Malgré les réformes de 1946, on peut dire que les certitudes coloniales héritées de la période d’avant-guerre demeuraient à peu près inentamées (cf. supra, Section I). En réalité, les réformes n’ont fait évoluer le sort des colonies françaises que dans les limites du maintien de la suprématie de la métropole et de la permanence de ses intérêts. Tel est le constat que l’on peut établir en 1956, dix années après que les réformes aient été engagées pour permettre la participation des populations indigènes à la gestion de la cité. Cette situation débouchant sur un malaise dans les colonies, la difficulté pour le gouvernement, qui ne pouvait plus s’en tenir à la position d’immobilisme de la métropole, 332 consistait alors à découvrir une procédure rapide pouvant d’une part, dissiper ce malaise et "rétablir la confiance", et d’autre part, échapper aux discussions interminables d’un parlement toujours réticent lorsqu’il s’agit de faire des concessions aux territoires d’Outre-mer, et inscrire les réformes substantielles dans des textes conformes au titre VIII de la Constitution.
En s’apparentant de très près aux lois de pleins pouvoirs ou de pouvoirs spéciaux, la technique de la loi-cadre finalement retenue, va permettre de tracer les grandes lignes des mesures à prendre, en remettant au gouvernement, sous le contrôle du parlement, le soin d’en définir les modalités pratiques.
Adoptée en fin de compte, avant que les événements n’y contraignent d’après les mots mêmes du ministre Gaston Defferre, la loi-cadre, qui porte aussi son nom, intervient dans un contexte qu’il nous semble utile de rappeler.
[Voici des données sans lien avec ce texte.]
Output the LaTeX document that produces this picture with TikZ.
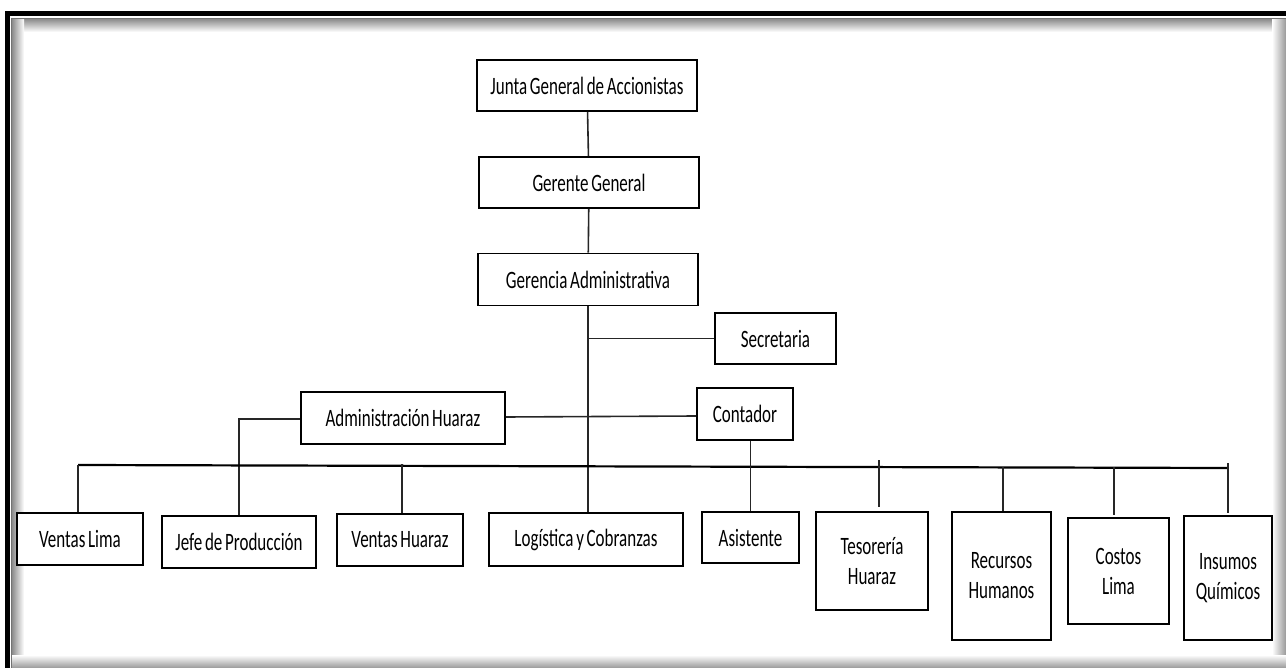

Sur le plan électoral, cette loi contient enfin les dispositions qui dix années plus tôt, étaient des conséquences directes de la Constitution !
Selon l’exposé des motifs et toutes les interventions des orateurs dans la discussion générale à l’Assemblée Nationale, "Dans les territoires relevant du ministère de la France d’Outre-mer, il est possible encore de procéder en temps opportun à un certain nombre de réformes souhaitées par les populations... Il ne faut pas se laisser devancer et dominer par les événements pour ensuite céder aux revendications sous une forme violente. Il importe de prendre en temps utile les dispositions qui permettent d’éviter les conflits graves". "La gravité et l’urgence des questions d’Afrique du Nord ne doivent pas nous faire commettre la faute d’attendre pour définir une politique en Afrique Noire, à Madagascar, en Océanie. Ne laissons pas s’accréditer l’idée inexacte que notre Parlement ne s’occupe des peuples d’Outre-mer que quand le sang coule. Prouvons que nous savons agir autrement que sous la conduite des événements ", déclarait le ministre de la France d’Outre-mer, Gaston Defferre ( in A.N. 21 mars 1956, J.O. , 22 mars, p. 1108).